ローマに対するユダヤ人反乱によって、ユダヤ人が滅んだのはローマのせいだけではありませんでした。エルサレムの中では、ユダヤ教の熱心党員が先鋭化し、分派・分裂しました。互いの備蓄を捨てたり、殺しあったりしました。「結合」という杖を折ったのは、そのためです。ユダヤ人の中に一致がなくなってしまいました。
3B 愚かな羊飼い 15−17
11:15 主は私に仰せられた。「あなたは、もう一度、愚かな牧者の道具を取れ。11:16 見よ。わたしはひとりの牧者をこの地に起こすから。彼は迷い出たものを尋ねず、散らされたものを捜さず、傷ついたものをいやさず、飢えているものに食べ物を与えない。かえって肥えた獣の肉を食らい、そのひづめを裂く。11:17 ああ。羊の群れを見捨てる、能なしの牧者。剣がその腕とその右の目を打ち、その腕はなえ、その右の目は視力が衰える。」
良い牧者であるキリストの預言の後には、愚かな牧者が出てきます。彼は、偽キリスト、つまり反キリストです。ユダヤ人は、真のキリストを受け入れなかったから、偽のキリストを受け入れるようになるのです。「わたしはわたしの父の名によって来ましたが、あなたがたはわたしを受け入れません。ほかの人がその人自身の名において来れば、あなたがたはその人を受け入れるのです。(ヨハネ5:43)」私たちは、真理を受け入れないと、代用の偽物を受け入れます(2テサロニケ2:10‐12)。
紀元135年に、第二ユダヤ人反乱が起こりました。シモン・バルコクバという指導者が現れました。多くの人が彼についていきましたが、ラビのアキバと言う人がバルコクバをメシヤだと宣言したのです。その時までこの反乱に同情的であったユダヤ人の信者たちはこれに賛同することができず、身を引きました。この後、イスラエルの土地全体が最悪の状態に陥り、ローマによって荒廃しました。
同じようなことが終わりの日に起こります。まことのキリストを受け入れないので、彼らは反キリストをメシヤとして受け入れるのです。ここにあるように、反キリストは傷ついた者を癒さず、飢えている者に食糧を与えず、かえって食べてしまう人物です。平和と救いを約束しながら、人々を虐げ、殺していく人物です。
けれども、主はこの愚かな牧者を滅ぼされます。「剣がその腕とその右の目を打ち、その腕はなえ、その右の目は視力が衰える。
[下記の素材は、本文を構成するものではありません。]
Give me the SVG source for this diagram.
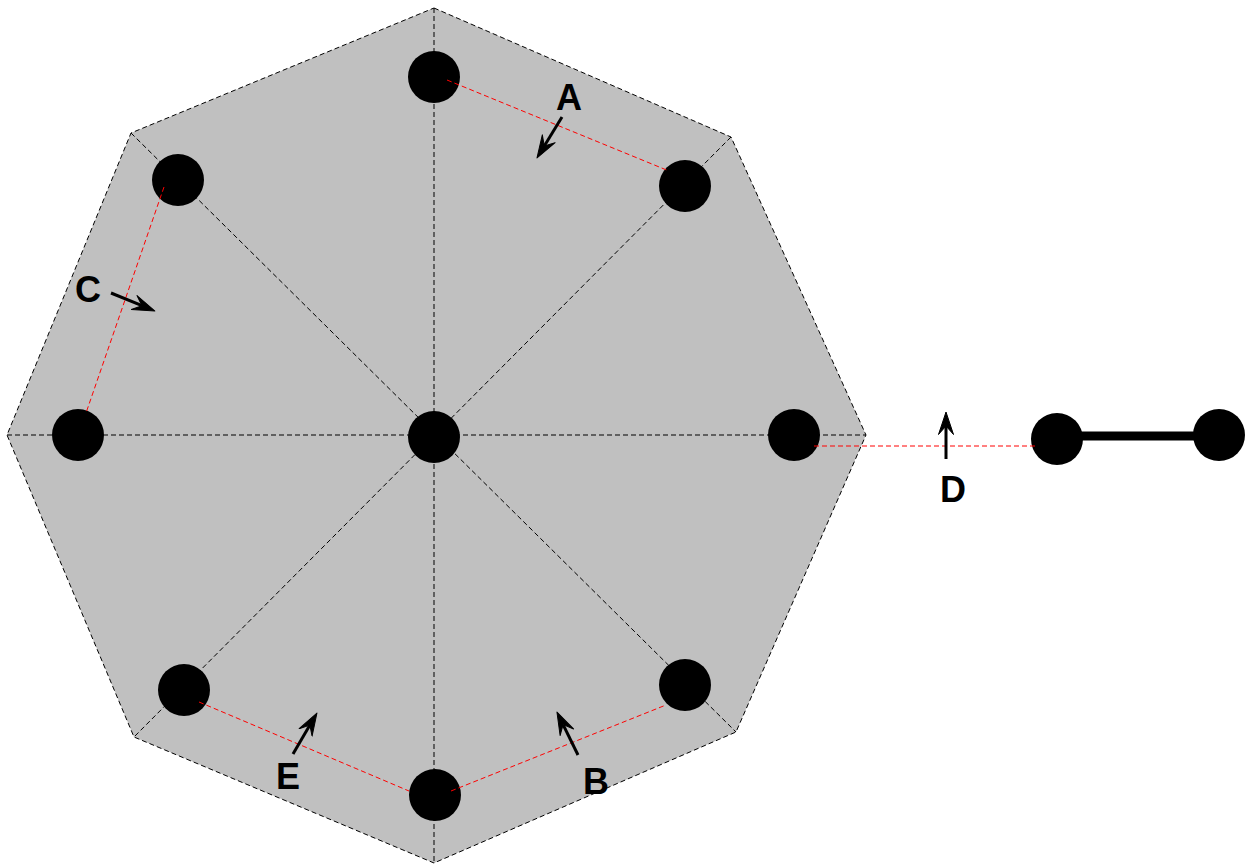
<svg xmlns="http://www.w3.org/2000/svg" width="1249" height="867" viewBox="0 0 1249 867">
<defs>
<style>
.oct{fill:#c0c0c0;stroke:#000;stroke-width:1;stroke-dasharray:5 3}
.spoke{stroke:#000;stroke-width:1;stroke-dasharray:5 3;fill:none}
.red{stroke:#ff0000;stroke-width:1;stroke-dasharray:5 3;fill:none}
.node{fill:#000}
.arr{stroke:#000;stroke-width:3;fill:none;marker-end:url(#ah)}
.lbl{font-family:"Liberation Sans",Arial,sans-serif;font-weight:bold;font-size:36px;fill:#000;text-anchor:middle}
</style>
<marker id="ah" viewBox="0 0 24 18" refX="9" refY="9" markerWidth="24" markerHeight="18" markerUnits="userSpaceOnUse" orient="auto">
<path d="M23,9 L0.5,1.5 L9,9 L0.5,16.5 Z" fill="#000" stroke="#000" stroke-width="1" stroke-linejoin="round"/>
</marker>
</defs>
<g id="octagon">
<polygon class="oct" points="434,8 731,137 866,435 736,732 434,863 134,737 7,435 131,133"/>
</g>
<g id="connectors">
<line class="spoke" x1="434" y1="8" x2="434" y2="863"/>
<line class="spoke" x1="7" y1="435" x2="866" y2="435"/>
<line class="spoke" x1="131" y1="133" x2="736" y2="732"/>
<line class="spoke" x1="731" y1="137" x2="134" y2="737"/>
<line x1="1057" y1="436" x2="1219" y2="436" stroke="#000" stroke-width="9"/>
</g>
<g id="nodes">
<circle id="n-top" class="node" cx="434" cy="77" r="26"/>
<circle id="n-topright" class="node" cx="685" cy="186" r="26"/>
<circle id="n-topleft" class="node" cx="178" cy="180" r="26"/>
<circle id="n-left" class="node" cx="78" cy="435" r="26"/>
<circle id="n-center" class="node" cx="434" cy="437" r="26"/>
<circle id="n-right" class="node" cx="794" cy="435" r="26"/>
<circle id="n-bottomleft" class="node" cx="184" cy="690" r="26"/>
<circle id="n-bottom" class="node" cx="435" cy="795" r="26"/>
<circle id="n-bottomright" class="node" cx="685" cy="685" r="26"/>
<circle id="n-ext1" class="node" cx="1057" cy="439" r="26"/>
<circle id="n-ext2" class="node" cx="1219" cy="435" r="26"/>
</g>
<g id="red-connectors">
<line class="red" x1="447" y1="80" x2="669" y2="171"/>
<line class="red" x1="164" y1="187" x2="86" y2="413"/>
<line class="red" x1="814" y1="446" x2="1035" y2="446"/>
<line class="red" x1="199" y1="702" x2="409" y2="791"/>
<line class="red" x1="451" y1="791" x2="666" y2="705"/>
</g>
<g id="arrows">
<line class="arr" x1="562" y1="117" x2="544.3" y2="146"/>
<line class="arr" x1="111" y1="293" x2="142" y2="305.7"/>
<line class="arr" x1="946" y1="459" x2="946" y2="426"/>
<line class="arr" x1="293" y1="754" x2="309.9" y2="725.1"/>
<line class="arr" x1="578" y1="755" x2="563.1" y2="724.6"/>
</g>
<g id="labels">
<text class="lbl" x="569" y="110">A</text>
<text class="lbl" x="88" y="302">C</text>
<text class="lbl" x="953" y="502">D</text>
<text class="lbl" x="288" y="789">E</text>
<text class="lbl" x="596" y="794">B</text>
</g>
</svg>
」とあります。腕は力、あるいは武力を表します。目は知力を表します。その二つとも神は反キリストのうちからなくしてしまわれます。反キリストは、再臨のキリストによって滅ぼされ、火と硫黄の池に投げ込まれます。
ここまでは9章から始まった一つ目の「宣告」あるいは「重荷」の内容です。なぜ重いのか?それは、平和の君、へりくだった柔和な方を、自分もへりくだって心にお迎えすれば救いがあるのに、むしろこの方を嫌がり、受け入れないことによって災いを自分の身に招くという重みです。
12章以降に、再臨の主の姿を見ることができます。そこで彼らは、自分たちが拒んだ者が実は、主ご自身であったことを悟り、初子を失った時のように嘆きます。初めて来られた時は拒みました。そして愚かな牧者の中で迫害を受けています。その中で救いを求めた時に現れてくださった方は、自分たちが突き刺したイエス・キリストご自身だったのです。そして主は、憐れみと恵みをもって彼らを敵の手から救い出してくださいます。
私たちにも、良い牧者についていくのか、愚かな牧者についていくのかの選択が与えられています。良い牧者に従えば、平和があります。愚かな牧者に従えば虐げがあります。良い牧者にしたがう羊は、自分自身も悩みの羊にならなければなりません。自分の心を貧しくしないといけません。自分には何もないことを告白しなければなりません。その砕かれた魂、へりくだった心に、神は慈しみの聖霊を注いでくださいます(ヤコブ4:6)。